16 April 2012
Spring garden: homemade starter pots
I don't know about you, but I'm usually at a loss as to where to start new vegetable seedlings every year. In theory, I should have a plentiful collection of little plastic nursery pots; in reality, I have about three or four, and they're currently occupied with baby spider plants. I'm not really the type to go out and buy a couple flats of little pots, especially as I would have to find somewhere to store them after everything went in the ground. I knew it was possible to make DIY starter pots out of newspaper--gardening catalogs sell wooden forms for just this purpose. But I didn't really want to spend money to make my own pots either. The internet to the rescue!
My father-in-law had let me know about a newspaper pot how-to a few months back. The only real problem with this is that we don't usually have any newspaper in the house. I could go collect the local free papers (and I still might), but those have lots of colored ink to watch out for. Besides, I'm lazy. So I poked around some more until I found Minnesota Locavore's toilet paper roll pots. Now there is an idea I can get behind. Why not eliminate the paper-rolling entirely?
To make these starter pots, you need a bunch of empty toilet paper rolls and a pair of scissors that work ok on cardboard. That's it. You could even get away without the scissors if you were so inclined. That would be annoying, though, so I don't recommend it.
To make the pots, start by cutting all your toilet paper rolls in half.
Cut four equally spaced 3/4-inch snips around the perimeter of one half of a piece of tube. I found it easiest to flatten the tube, make one cut through both layers in the middle, and then cut along the folds at each side. You have now created four flaps of cardboard.

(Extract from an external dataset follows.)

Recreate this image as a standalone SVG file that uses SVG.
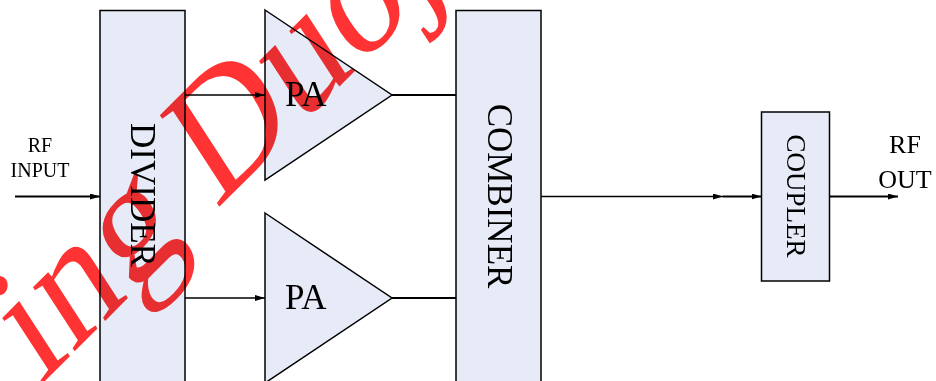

Reshape the tube (if needed) and bend each flap toward the middle. Overlap them so they form a pinwheel shape and hold themselves closed. You may need to crease the flaps downward for further security; play around and see what works best for you.
Repeat this for all the rest of your pieces of tube. Voila! Homemade seed starter pots!
Now you can fill them with potting soil, add seeds, water them, and release them into the wild--in my case, that's the kitchen windowsill. When your seedlings have grown enough to transplant, just pop the entire pot in the ground. The paper will disintegrate as the plant grows.
Clearly, toilet paper roll pots have a few limitations. First, you obviously need to have a lot of toilet paper or paper towel rolls lying around. If you're only starting to collect now--at the most crucial time to get seeds started and in the ground--the delay could be problematic. Pot size could also be an issue for larger seedlings. I don't think I would want to start zucchini or winter squash, for instance, in one of these tiny little dudes. You could make the pots deeper by simply not cutting the roll in half before you create the bottom closure, but again, this means you have fewer supplies and therefore fewer pots.
I think using a combination of methods would probably be the best solution here. Make as many toilet paper roll pots as you can, and use them to start seeds that you need to get in the ground ASAP. Then grab a bunch of newspapers and use standard 16-oz cans to make bigger pots, which you can use for those plants that need a month or so to grow before transplanting outside. This way the earlier spring plants won't have a chance to outgrow their little pots before you get them into the garden, and the warmer-weather plants will have a chance to grow a bit and get strong before you submit them to the harsh gales of the outdoors.
Of course, I personally planted all my initial seeds in the toilet roll pots because of the aforementioned lack of newspaper. That's ok, though! We live in CA, where there is definitely never any danger of frost in April, and the harvest doesn't end until early November, if then. We have plenty of time.